**TASK REQUIREMENTS:**
Write the listing below out again exactly, dropping the images.

**MATERIAL:**
__________
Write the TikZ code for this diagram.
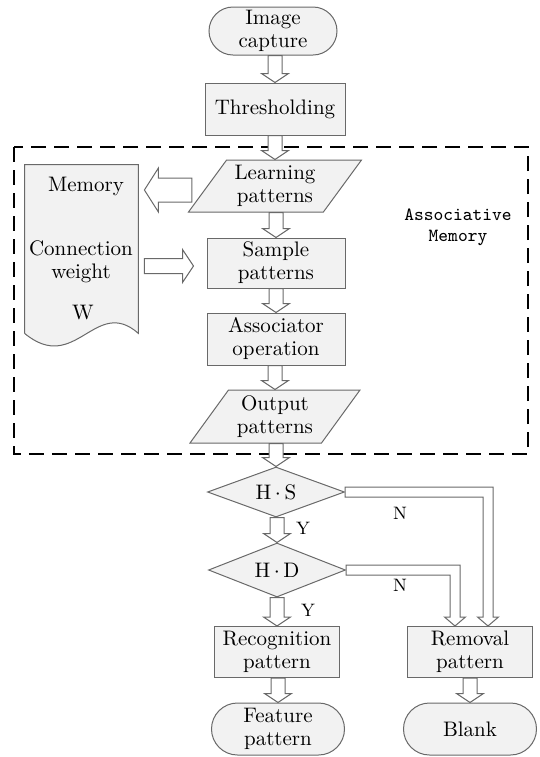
\documentclass[tikz,border=0pt]{standalone}
\definecolor{boxfill}{RGB}{242, 242, 242}
\definecolor{edgegray}{RGB}{105, 105, 105}
\usepackage{tikz}
\usetikzlibrary{shapes.geometric, shapes.misc, calc}

% hollow block arrows (tail, tip)
\newcommand{\vfat}[2]{%
  \draw[fat] let \p1=(#1), \p2=(#2) in
    ({\x2-3.5pt},\y1) -- ({\x2-3.5pt},{\y2+4.5pt}) -- ({\x2-6.75pt},{\y2+4.5pt}) -- (\x2,\y2)
    -- ({\x2+6.75pt},{\y2+4.5pt}) -- ({\x2+3.5pt},{\y2+4.5pt}) -- ({\x2+3.5pt},\y1) -- cycle;}
\newcommand{\hfat}[5]{%
  \draw[fat] let \p1=(#1), \p2=(#2) in
    (\x1,{\y2+#3}) -- ({\x2-(#5)},{\y2+#3}) -- ({\x2-(#5)},{\y2+#4}) -- (\x2,\y2)
    -- ({\x2-(#5)},{\y2-#4}) -- ({\x2-(#5)},{\y2-#3}) -- (\x1,{\y2-#3}) -- cycle;}
\newcommand{\elbowfat}[2]{%
  \draw[fat] let \p1=(#1), \p2=(#2) in
    (\x1,{\y1+2.5pt}) -- ({\x2+2.5pt},{\y1+2.5pt}) -- ({\x2+2.5pt},{\y2+4.5pt})
    -- ({\x2+5.25pt},{\y2+4.5pt}) -- (\x2,\y2) -- ({\x2-5.25pt},{\y2+4.5pt})
    -- ({\x2-2.5pt},{\y2+4.5pt}) -- ({\x2-2.5pt},{\y1-2.5pt}) -- (\x1,{\y1-2.5pt}) -- cycle;}

\begin{document}
\begin{tikzpicture}[x=0.5pt, y=-0.5pt,
  box/.style={draw=edgegray, fill=boxfill, line width=0.5pt, align=center, inner sep=1pt,
              font=\fontsize{10.5}{11.5}\selectfont},
  term/.style={box, rounded rectangle},
  io/.style={box, trapezium, trapezium left angle=50, trapezium right angle=130,
             trapezium stretches body},
  dec/.style={box, diamond, aspect=2.7, inner sep=0pt},
  fat/.style={draw=edgegray, fill=white, line width=0.5pt},
  lbl/.style={font=\fontsize{9}{10}\selectfont},
]
\useasboundingbox (0,0) rectangle (540,757);

% Associative memory frame
\draw[line width=0.9pt, dash pattern=on 7.5pt off 4pt] (14,147) rectangle (528,454);
\node[font=\fontsize{9.3}{10.5}\selectfont\ttfamily, align=center] (amlabel) at (458,227)
  {Associative\\Memory};

% Main column
\node[term, minimum width=66pt, minimum height=24pt] (cap) at (273,31) {Image\\capture};
\node[box, minimum width=70pt, minimum height=26pt] (thr) at (275,109) {Thresholding};
\node[io, minimum width=86.5pt, minimum height=26pt] (learn) at (275,186) {Learning\\patterns};
\node[box, minimum width=69pt, minimum height=25pt] (samp) at (276,263) {Sample\\patterns};
\node[box, minimum width=69pt, minimum height=26pt] (assoc) at (276,339) {Associator\\operation};
\node[io, minimum width=85pt, minimum height=26.5pt] (outp) at (275,416.5) {Output\\patterns};
\node[dec, minimum width=68.5pt, minimum height=25pt] (hs) at (276,492) {H\,$\cdot$\,S};
\node[dec, minimum width=68.5pt, minimum height=27pt] (hd) at (277,570) {H\,$\cdot$\,D};
\node[box, minimum width=62.5pt, minimum height=25.5pt] (rec) at (277,652) {Recognition\\pattern};
\node[term, minimum width=68.5pt, minimum height=26pt] (feat) at (278,729) {Feature\\pattern};

% Removal branch
\node[box, minimum width=62.5pt, minimum height=25.5pt] (rem) at (470,652) {Removal\\pattern};
\node[term, minimum width=68.5pt, minimum height=26pt] (blank) at (470,729) {Blank};

% Memory (document)
\node[minimum width=56.5pt, minimum height=84pt, inner sep=0pt] (mem) at (81.5,249) {};
\draw[fill=boxfill, draw=edgegray, line width=0.5pt] (mem.south west) -- (mem.north west)
  -- (mem.north east) -- (mem.south east)
  .. controls ($(mem.south east)+(-43,-38)$) and ($(mem.south east)+(-63,42)$) .. (mem.south west);
\node[font=\fontsize{10.5}{11.5}\selectfont] (memtxt) at (86,186) {Memory};
\node[font=\fontsize{10.5}{11.5}\selectfont, align=center] (cwtxt) at (81,262) {Connection\\weight};
\node[font=\fontsize{10.5}{11.5}\selectfont] (wtxt) at (83,313) {W};

% Arrows
\vfat{cap.south}{thr.north}
\vfat{thr.south}{learn.north}
\vfat{learn.south}{samp.north}
\vfat{samp.south}{assoc.north}
\vfat{assoc.south}{outp.north}
\vfat{outp.south}{hs.north}
\vfat{hs.south}{hd.north}
\vfat{hd.south}{rec.north}
\vfat{rec.south}{feat.north}
\vfat{rem.south}{blank.north}
\hfat{$(learn.west)+(-15,4)$}{$(mem.east |- learn.west)+(6,4)$}{6pt}{11pt}{-7pt}
\hfat{$(mem.east |- samp.west)+(6,3)$}{$(samp.west)+(-13,3)$}{3.75pt}{8.25pt}{5.5pt}
\elbowfat{hs.east}{$(rem.north)+(18,0)$}
\elbowfat{hd.east}{$(rem.north)+(-15,0)$}

% Branch labels
\node[lbl] (ys) at (303,528) {Y};
\node[lbl] (yd) at (308,610) {Y};
\node[lbl] (ns) at (400,513) {N};
\node[lbl] (nd) at (400,585) {N};
\end{tikzpicture}
\end{document}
__________
**TASK SOLUTION:**
Write the TikZ code for this diagram.
\documentclass[tikz,border=0pt]{standalone}
\definecolor{boxfill}{RGB}{242, 242, 242}
\definecolor{edgegray}{RGB}{105, 105, 105}
\usepackage{tikz}
\usetikzlibrary{shapes.geometric, shapes.misc, calc}

% hollow block arrows (tail, tip)
\newcommand{\vfat}[2]{%
  \draw[fat] let \p1=(#1), \p2=(#2) in
    ({\x2-3.5pt},\y1) -- ({\x2-3.5pt},{\y2+4.5pt}) -- ({\x2-6.75pt},{\y2+4.5pt}) -- (\x2,\y2)
    -- ({\x2+6.75pt},{\y2+4.5pt}) -- ({\x2+3.5pt},{\y2+4.5pt}) -- ({\x2+3.5pt},\y1) -- cycle;}
\newcommand{\hfat}[5]{%
  \draw[fat] let \p1=(#1), \p2=(#2) in
    (\x1,{\y2+#3}) -- ({\x2-(#5)},{\y2+#3}) -- ({\x2-(#5)},{\y2+#4}) -- (\x2,\y2)
    -- ({\x2-(#5)},{\y2-#4}) -- ({\x2-(#5)},{\y2-#3}) -- (\x1,{\y2-#3}) -- cycle;}
\newcommand{\elbowfat}[2]{%
  \draw[fat] let \p1=(#1), \p2=(#2) in
    (\x1,{\y1+2.5pt}) -- ({\x2+2.5pt},{\y1+2.5pt}) -- ({\x2+2.5pt},{\y2+4.5pt})
    -- ({\x2+5.25pt},{\y2+4.5pt}) -- (\x2,\y2) -- ({\x2-5.25pt},{\y2+4.5pt})
    -- ({\x2-2.5pt},{\y2+4.5pt}) -- ({\x2-2.5pt},{\y1-2.5pt}) -- (\x1,{\y1-2.5pt}) -- cycle;}

\begin{document}
\begin{tikzpicture}[x=0.5pt, y=-0.5pt,
  box/.style={draw=edgegray, fill=boxfill, line width=0.5pt, align=center, inner sep=1pt,
              font=\fontsize{10.5}{11.5}\selectfont},
  term/.style={box, rounded rectangle},
  io/.style={box, trapezium, trapezium left angle=50, trapezium right angle=130,
             trapezium stretches body},
  dec/.style={box, diamond, aspect=2.7, inner sep=0pt},
  fat/.style={draw=edgegray, fill=white, line width=0.5pt},
  lbl/.style={font=\fontsize{9}{10}\selectfont},
]
\useasboundingbox (0,0) rectangle (540,757);

% Associative memory frame
\draw[line width=0.9pt, dash pattern=on 7.5pt off 4pt] (14,147) rectangle (528,454);
\node[font=\fontsize{9.3}{10.5}\selectfont\ttfamily, align=center] (amlabel) at (458,227)
  {Associative\\Memory};

% Main column
\node[term, minimum width=66pt, minimum height=24pt] (cap) at (273,31) {Image\\capture};
\node[box, minimum width=70pt, minimum height=26pt] (thr) at (275,109) {Thresholding};
\node[io, minimum width=86.5pt, minimum height=26pt] (learn) at (275,186) {Learning\\patterns};
\node[box, minimum width=69pt, minimum height=25pt] (samp) at (276,263) {Sample\\patterns};
\node[box, minimum width=69pt, minimum height=26pt] (assoc) at (276,339) {Associator\\operation};
\node[io, minimum width=85pt, minimum height=26.5pt] (outp) at (275,416.5) {Output\\patterns};
\node[dec, minimum width=68.5pt, minimum height=25pt] (hs) at (276,492) {H\,$\cdot$\,S};
\node[dec, minimum width=68.5pt, minimum height=27pt] (hd) at (277,570) {H\,$\cdot$\,D};
\node[box, minimum width=62.5pt, minimum height=25.5pt] (rec) at (277,652) {Recognition\\pattern};
\node[term, minimum width=68.5pt, minimum height=26pt] (feat) at (278,729) {Feature\\pattern};

% Removal branch
\node[box, minimum width=62.5pt, minimum height=25.5pt] (rem) at (470,652) {Removal\\pattern};
\node[term, minimum width=68.5pt, minimum height=26pt] (blank) at (470,729) {Blank};

% Memory (document)
\node[minimum width=56.5pt, minimum height=84pt, inner sep=0pt] (mem) at (81.5,249) {};
\draw[fill=boxfill, draw=edgegray, line width=0.5pt] (mem.south west) -- (mem.north west)
  -- (mem.north east) -- (mem.south east)
  .. controls ($(mem.south east)+(-43,-38)$) and ($(mem.south east)+(-63,42)$) .. (mem.south west);
\node[font=\fontsize{10.5}{11.5}\selectfont] (memtxt) at (86,186) {Memory};
\node[font=\fontsize{10.5}{11.5}\selectfont, align=center] (cwtxt) at (81,262) {Connection\\weight};
\node[font=\fontsize{10.5}{11.5}\selectfont] (wtxt) at (83,313) {W};

% Arrows
\vfat{cap.south}{thr.north}
\vfat{thr.south}{learn.north}
\vfat{learn.south}{samp.north}
\vfat{samp.south}{assoc.north}
\vfat{assoc.south}{outp.north}
\vfat{outp.south}{hs.north}
\vfat{hs.south}{hd.north}
\vfat{hd.south}{rec.north}
\vfat{rec.south}{feat.north}
\vfat{rem.south}{blank.north}
\hfat{$(learn.west)+(-15,4)$}{$(mem.east |- learn.west)+(6,4)$}{6pt}{11pt}{-7pt}
\hfat{$(mem.east |- samp.west)+(6,3)$}{$(samp.west)+(-13,3)$}{3.75pt}{8.25pt}{5.5pt}
\elbowfat{hs.east}{$(rem.north)+(18,0)$}
\elbowfat{hd.east}{$(rem.north)+(-15,0)$}

% Branch labels
\node[lbl] (ys) at (303,528) {Y};
\node[lbl] (yd) at (308,610) {Y};
\node[lbl] (ns) at (400,513) {N};
\node[lbl] (nd) at (400,585) {N};
\end{tikzpicture}
\end{document}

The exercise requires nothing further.